A priority was to get their financial statements IFRS compliant, which he managed to get right during the first financial year. In 2014, they restructured the group into a three-tier group structure, improving its ownership structure to be more inclusive by also allowing non-farmers to invest in the group. “We unlocked good value for shareholders and enabled us to grow the business,” he notes.
When he joined the group, there weren't enough committed credit lines from the banks and the maturity profile of the debt wasn’t aligned with realisation of assets or income and therefore put pressure on cash flow. “I managed to restructure the debt profile of the company to make sure realisation of assets or income is aligned with the repayment structure and increase the committed credit lines to provide for the seasonality of the agri-business, and therefore the group’s cash flow has improved dramatically.”

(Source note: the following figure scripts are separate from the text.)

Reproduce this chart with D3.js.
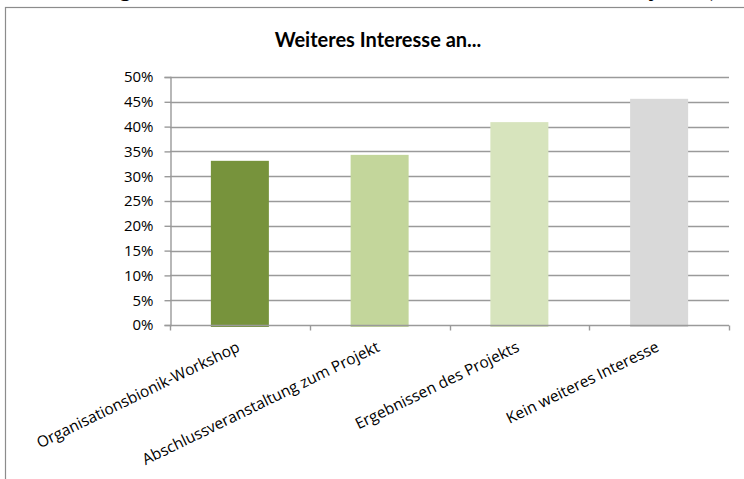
<!DOCTYPE html>
<html>
<head>
<meta charset="utf-8">
<script src="https://cdn.jsdelivr.net/npm/d3@7"></script>
<style>
body{margin:0;background:#fff;}
svg{display:block;}
</style>
</head>
<body>
<svg id="chart" width="744" height="479"></svg>
<script>
var categories=["Organisationsbionik-Workshop","Abschlussveranstaltung zum Projekt","Ergebnissen des Projekts","Kein weiteres Interesse"];
var values=[0.331,0.343,0.409,0.456];
var barColors=["#77933c","#c3d69b","#d7e4bd","#d9d9d9"];
var yTicks=[0,0.05,0.1,0.15,0.2,0.25,0.3,0.35,0.4,0.45,0.5];
var chartTitle="Weiteres Interesse an...";

var svg=d3.select("#chart");
var width=744,height=479;
var margin={left:170,right:15,top:77,bottom:154};
var gridColor="#9a9a9a";

// heading of the page above the frame, cut by the picture edge
var head=svg.append("g")
.attr("font-family","Lato, sans-serif")
.attr("font-weight","bold")
.attr("font-size","24px")
.attr("fill","#000")
head.append("text").attr("x",119).attr("y",-3).text("g")
head.append("text").attr("x",650).attr("y",-3).text("j")
head.append("text").attr("x",707).attr("y",-3).text("(")

// chart frame
svg.append("rect")
.attr("x",5.5).attr("y",7.5)
.attr("width",width+10).attr("height",height+10)
.attr("fill","#fff")
.attr("stroke","#8c8c8c")
.attr("stroke-width",1.2)

svg.append("text")
.attr("x",378).attr("y",47)
.attr("text-anchor","middle")
.attr("font-family","Lato, sans-serif")
.attr("font-weight","bold")
.attr("font-size","20px")
.attr("fill","#000")
.text(chartTitle)

var xScale=d3.scaleBand()
.domain(categories)
.range([margin.left,width-margin.right])
.padding(0)

var yScale=d3.scaleLinear()
.domain([0,0.5])
.range([height-margin.bottom,margin.top])

// gridlines
svg.append("g")
.selectAll("line")
.data(yTicks.slice(1))
.enter()
.append("line")
.attr("x1",margin.left).attr("x2",width-margin.right)
.attr("y1",d=>Math.round(yScale(d))+0.5)
.attr("y2",d=>Math.round(yScale(d))+0.5)
.attr("stroke",gridColor)
.attr("stroke-width",1.4)

// bars
var barW=xScale.bandwidth()*0.415;
svg.append("g")
.selectAll("rect")
.data(values)
.enter()
.append("rect")
.attr("x",(d,i)=>xScale(categories[i])+xScale.bandwidth()/2-barW/2)
.attr("y",d=>yScale(d))
.attr("width",barW)
.attr("height",d=>yScale(0)-yScale(d)+2)
.attr("fill",(d,i)=>barColors[i])

// y axis
var yAxis=d3.axisLeft(yScale)
.tickValues(yTicks)
.tickFormat(d3.format(".0%"))
.tickSize(6)
.tickPadding(11)

var gy=svg.append("g")
.attr("transform","translate("+(margin.left+0.5)+",0)")
.call(yAxis)
gy.select(".domain").attr("stroke",gridColor).attr("stroke-width",1.4)
gy.selectAll(".tick line").attr("stroke",gridColor).attr("stroke-width",1.4)
gy.selectAll(".tick text")
.attr("font-family","Open Sans, sans-serif")
.attr("font-size","15px")
.attr("fill","#000")

// x axis line and boundary ticks
var y0=Math.round(yScale(0))+0.5;
svg.append("line")
.attr("x1",margin.left).attr("x2",width-margin.right)
.attr("y1",y0).attr("y2",y0)
.attr("stroke",gridColor).attr("stroke-width",1.4)

var bounds=categories.map(c=>xScale(c)).concat([width-margin.right]);
svg.append("g")
.selectAll("line")
.data(bounds)
.enter()
.append("line")
.attr("x1",d=>Math.round(d)+0.5).attr("x2",d=>Math.round(d)+0.5)
.attr("y1",y0).attr("y2",y0+5)
.attr("stroke",gridColor).attr("stroke-width",1.4)

// rotated category labels
svg.append("g")
.selectAll("text")
.data(categories)
.enter()
.append("text")
.attr("transform",d=>"translate("+(xScale(d)+xScale.bandwidth()/2+1)+","+(y0+25)+") rotate(-26)")
.attr("text-anchor","end")
.attr("font-family","Open Sans, sans-serif")
.attr("font-size","15.5px")
.attr("fill","#000")
.text(d=>d)
</script>
</body>
</html>
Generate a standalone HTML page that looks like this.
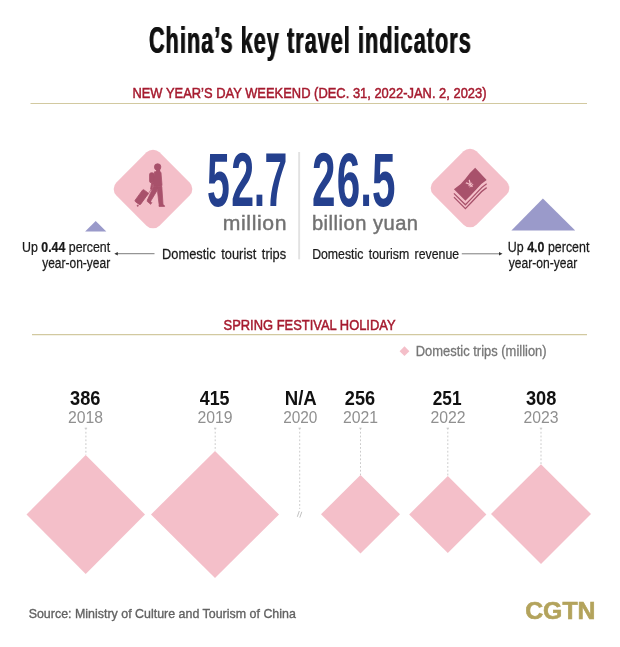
<!DOCTYPE html>
<html lang="en">
<head>
<meta charset="utf-8">
<title>China's key travel indicators</title>
<style>
html,body{margin:0;padding:0;background:#fff;}
body{width:620px;height:647px;overflow:hidden;}
svg{display:block;font-family:"Liberation Sans", sans-serif;}
</style>
</head>
<body>
<svg width="620" height="647" viewBox="0 0 620 647">
<rect width="620" height="647" fill="#ffffff"/>
<g id="rules" stroke="#d2c9a0" stroke-width="1.2">
<line x1="30.5" y1="103.5" x2="587" y2="103.5"/>
<line x1="32" y1="334.7" x2="587" y2="334.7"/>
</g>
<rect x="298.2" y="152" width="1.9" height="107.3" fill="#e2e2e2"/>
<g id="icon-diamonds" fill="#f4bfc9">
<rect x="-30.5" y="-30.5" width="61" height="61" rx="9.2" transform="translate(153 189) rotate(45)"/>
<rect x="-30.5" y="-30.5" width="61" height="61" rx="9.2" transform="translate(470 188) rotate(45)"/>
</g>
<g id="triangles" fill="#9a9aca">
<polygon points="95.7,221 85.1,231.6 106.3,231.6"/>
<polygon points="542.9,198.4 511.4,230.4 575.2,230.4"/>
</g>
<g id="arrows" stroke="#444" stroke-width="0.7" fill="#333">
<line x1="154.5" y1="253.7" x2="117" y2="253.7"/>
<polygon points="114.3,253.7 117.8,252 117.8,255.4" stroke="none"/>
<line x1="461.8" y1="253.8" x2="500" y2="253.8"/>
<polygon points="502.5,253.8 499,252.1 499,255.5" stroke="none"/>
</g>
<g id="dots" stroke="#c2c2c2" stroke-width="0.85" stroke-dasharray="1.8 2" fill="none">
<line x1="85.9" y1="428" x2="85.9" y2="455"/>
<line x1="215.2" y1="428" x2="215.2" y2="451"/>
<line x1="299.7" y1="428" x2="299.7" y2="509"/>
<line x1="360.5" y1="428" x2="360.5" y2="475"/>
<line x1="447.8" y1="428" x2="447.8" y2="476"/>
<line x1="541" y1="428" x2="541" y2="464.5"/>
</g>
<g id="ticks" stroke="#bdbdbd" stroke-width="0.8">
<line x1="84.7" y1="428.2" x2="87.1" y2="428.2"/>
<line x1="214" y1="428.2" x2="216.4" y2="428.2"/>
<line x1="298.5" y1="428.2" x2="300.9" y2="428.2"/>
<line x1="359.3" y1="428.2" x2="361.7" y2="428.2"/>
<line x1="446.6" y1="428.2" x2="449" y2="428.2"/>
<line x1="539.8" y1="428.2" x2="542.2" y2="428.2"/>
</g>
<g id="break" stroke="#a8a8a8" stroke-width="0.7"><line x1="297.3" y1="516.8" x2="299.3" y2="511"/><line x1="299.8" y1="517.6" x2="301.8" y2="511.8"/></g>
<g id="diamonds" fill="#f4bfc9">
<polygon points="85.7,455 145,514.5 85.7,574 26.5,514.5"/>
<polygon points="215,451 279,514.5 215,578 151,514.5"/>
<polygon points="360.5,475 400,514.3 360.5,553.5 321,514.3"/>
<polygon points="447.8,476 486.4,514.5 447.8,553 409.2,514.5"/>
<polygon points="541,464.2 591,514 541,563.9 491,514"/>
<polygon points="404.5,346.3 409.4,351.2 404.5,356.1 399.6,351.2"/>
</g>
<g id="icon-person" transform="translate(130 160) scale(0.07722)" fill="#a8516b" stroke="#a8516b" stroke-width="10" stroke-linejoin="round">
<circle cx="358" cy="90" r="42"/>
<rect x="253" y="165" width="60" height="130" rx="24"/>
<path d="M318,152 L388,150 Q400,152 402,170 L414,318 L410,342 L305,342 L298,300 Z"/>
<path d="M280,295 L300,300 L284,382 L266,378 Z"/>
<path d="M412,345 L428,582 L378,586 L356,405 L345,345 Z"/>
<rect x="338" y="115" width="52" height="40" stroke="none"/>
<path d="M376,584 L436,584 Q450,590 448,601 L376,601 Z"/>
<path d="M303,345 L352,345 L348,400 L264,540 L226,516 Z"/>
<path d="M224,520 L242,512 L282,552 L268,574 L222,535 Z"/>
<rect x="-94" y="-44" width="188" height="88" rx="14" transform="translate(150 481) rotate(-54)"/>
<circle cx="100" cy="592" r="8"/>
<path d="M272,384 L222,458" fill="none" stroke-width="9"/>
</g>
<g id="icon-money" transform="translate(445 160) scale(0.08503)">
<path d="M355,92 L490,235 Q430,270 370,345 Q310,410 240,480 L105,345 Q190,290 240,220 Q290,150 355,92 Z" fill="#a8516b"/>
<path d="M105,392 L240,527 Q310,455 370,390 Q430,318 490,280" fill="none" stroke="#a8516b" stroke-width="15"/>
<path d="M105,437 L240,572 Q310,500 370,435 Q430,363 490,325" fill="none" stroke="#a8516b" stroke-width="15"/>
</g>
<text transform="translate(470.2 184.2) rotate(-42)" text-anchor="middle" font-size="10.5" font-weight="700" fill="#f4bfc9" dy="3.5">¥</text>

<g id="labels">
<text transform="translate(148.70 53.0) scale(0.5759 1)" font-size="37.6" font-weight="700" fill="#111" style="filter:drop-shadow(1.2px 0 0 #111)" letter-spacing="1.8">China’s key travel indicators</text>
<text transform="translate(132.42 97.9) scale(0.8566 1)" font-size="15.1" font-weight="400" fill="#a61b2f" stroke="#a61b2f" stroke-width="0.5">NEW YEAR’S DAY WEEKEND (DEC. 31, 2022-JAN. 2, 2023)</text>
<text transform="translate(207.11 206.1) scale(0.5426 1)" font-size="75.6" font-weight="700" fill="#24408e" dx="0 2.4 -0.5 -1.2">52.7</text>
<text transform="translate(312.03 206.1) scale(0.5588 1)" font-size="75.6" font-weight="700" fill="#24408e" dx="0 2.4 0 0">26.5</text>
<text transform="translate(222.74 229.9) scale(1.0193 1)" font-size="20.8" font-weight="400" fill="#727272" stroke="#727272" stroke-width="0.45" letter-spacing="0.6">million</text>
<text transform="translate(311.92 229.7) scale(0.9687 1)" font-size="20.8" font-weight="400" fill="#727272" stroke="#727272" stroke-width="0.45" letter-spacing="0.5">billion yuan</text>
<text transform="translate(162.09 259.3) scale(0.8344 1)" font-size="15.4" font-weight="400" fill="#1a1a1a" stroke="#1a1a1a" stroke-width="0.25" word-spacing="2.5">Domestic tourist trips</text>
<text transform="translate(312.13 259.3) scale(0.7993 1)" font-size="15.4" font-weight="400" fill="#1a1a1a" stroke="#1a1a1a" stroke-width="0.25" word-spacing="2.5">Domestic tourism revenue</text>
<text transform="translate(21.96 251.7) scale(0.8157 1)" font-size="15.2" font-weight="400" fill="#1a1a1a" stroke="#1a1a1a" stroke-width="0.25">Up <tspan font-weight="700">0.44</tspan> percent</text>
<text transform="translate(42.16 267.7) scale(0.7891 1)" font-size="15.2" font-weight="400" fill="#1a1a1a" stroke="#1a1a1a" stroke-width="0.25">year-on-year</text>
<text transform="translate(507.86 251.7) scale(0.8183 1)" font-size="15.2" font-weight="400" fill="#1a1a1a" stroke="#1a1a1a" stroke-width="0.25">Up <tspan font-weight="700">4.0</tspan> percent</text>
<text transform="translate(508.66 267.7) scale(0.7961 1)" font-size="15.2" font-weight="400" fill="#1a1a1a" stroke="#1a1a1a" stroke-width="0.25">year-on-year</text>
<text transform="translate(223.54 329.9) scale(0.8557 1)" font-size="15.1" font-weight="400" fill="#a61b2f" stroke="#a61b2f" stroke-width="0.5">SPRING FESTIVAL HOLIDAY</text>
<text transform="translate(415.74 356.2) scale(0.9317 1)" font-size="13.9" font-weight="400" fill="#777" stroke="#777" stroke-width="0.3">Domestic trips (million)</text>
<text transform="translate(70.04 404.5) scale(0.9202 1)" font-size="19.8" font-weight="700" fill="#111" >386</text>
<text transform="translate(67.91 422.8) scale(0.9675 1)" font-size="16.3" font-weight="400" fill="#909090" >2018</text>
<text transform="translate(199.72 404.5) scale(0.9041 1)" font-size="19.8" font-weight="700" fill="#111" >415</text>
<text transform="translate(197.41 422.8) scale(0.9691 1)" font-size="16.3" font-weight="400" fill="#909090" >2019</text>
<text transform="translate(284.73 404.5) scale(0.9410 1)" font-size="19.8" font-weight="700" fill="#111" >N/A</text>
<text transform="translate(283.13 422.8) scale(0.9455 1)" font-size="16.3" font-weight="400" fill="#909090" >2020</text>
<text transform="translate(344.87 404.5) scale(0.9195 1)" font-size="19.8" font-weight="700" fill="#111" >256</text>
<text transform="translate(342.91 422.8) scale(0.9685 1)" font-size="16.3" font-weight="400" fill="#909090" >2021</text>
<text transform="translate(432.70 404.5) scale(0.8723 1)" font-size="19.8" font-weight="700" fill="#111" >251</text>
<text transform="translate(430.41 422.8) scale(0.9693 1)" font-size="16.3" font-weight="400" fill="#909090" >2022</text>
<text transform="translate(525.94 404.5) scale(0.9201 1)" font-size="19.8" font-weight="700" fill="#111" >308</text>
<text transform="translate(523.41 422.8) scale(0.9676 1)" font-size="16.3" font-weight="400" fill="#909090" >2023</text>
<text transform="translate(28.66 618.1) scale(0.9566 1)" font-size="13" font-weight="400" fill="#626262" stroke="#626262" stroke-width="0.35">Source: Ministry of Culture and Tourism of China</text>
<text transform="translate(525.19 619) scale(1.0214 1)" font-size="24.3" font-weight="700" fill="#b3a35c" stroke="#b3a35c" stroke-width="0.6">CGTN</text>
</g>
</svg>
</body>
</html>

He says he believed TWK was too dependent on the Land Bank. To depend on only one source of debt funding is a risk, he says, explaining that he set up a Special Purpose Vehicle structure that enabled the company to get more lenders into the structure in a cost-effective manner. Standard bank, FNB and Absa are now part of their funding portfolio. “This has reduced dependency on the Land Bank, which is under severe strain and therefore we successfully mitigated that risk.”
Ground-breaking listing
In October 2021, TWK Investments Ltd listed on the new Cape Town stock exchange with a secondary listing on A2X by end of November, the first company to have this listing arrangement. This pioneering collaboration opened the door for listed companies to have options to access both the retail and wholesale markets in South Africa.
Eddie says the secondary listing is an opportunity to attract potential new investors, grow liquidity in the company’s shares and broaden the group’s shareholder base.
Thriving with new opportunities
TWK is a very diverse company with many different income streams. Eddie says understanding the cash flow of the company on a day-to-day basis makes it critical to have access to reliable and accurate information at all times.
He says in the past it was easier to predict the future based on historical assumptions, “but this is no longer the case. The world and especially the agri sector is now quite dynamic and fast changing, and therefore we need to be able to adapt quickly and effectively.”
Eddie notes that farming has evolved and so have the demands and needs of customers, and with that, new opportunities have opened up.
In approaching these prospects, he says, “We don’t have a one-size-fits-all approach. We have infrastructure, knowledge and resources to build on our business model, and are always looking for ways to unlock value in new opportunities.” For example, the group recently bought 20,000 hectares of timber plantations. It offers the opportunity to deliver good quality, high volume timber for export and local markets in a growing industry.
Looking ahead
To further optimise its operations, the group is currently in the process of implementing a new ERP system. He explains that, “Accurate information is important in our business and we realise if we want to grow, technology is critical. Initially our plan was for it to be a 24-month project, but we have fast tracked that to 18 months and it will be implemented in the new financial year.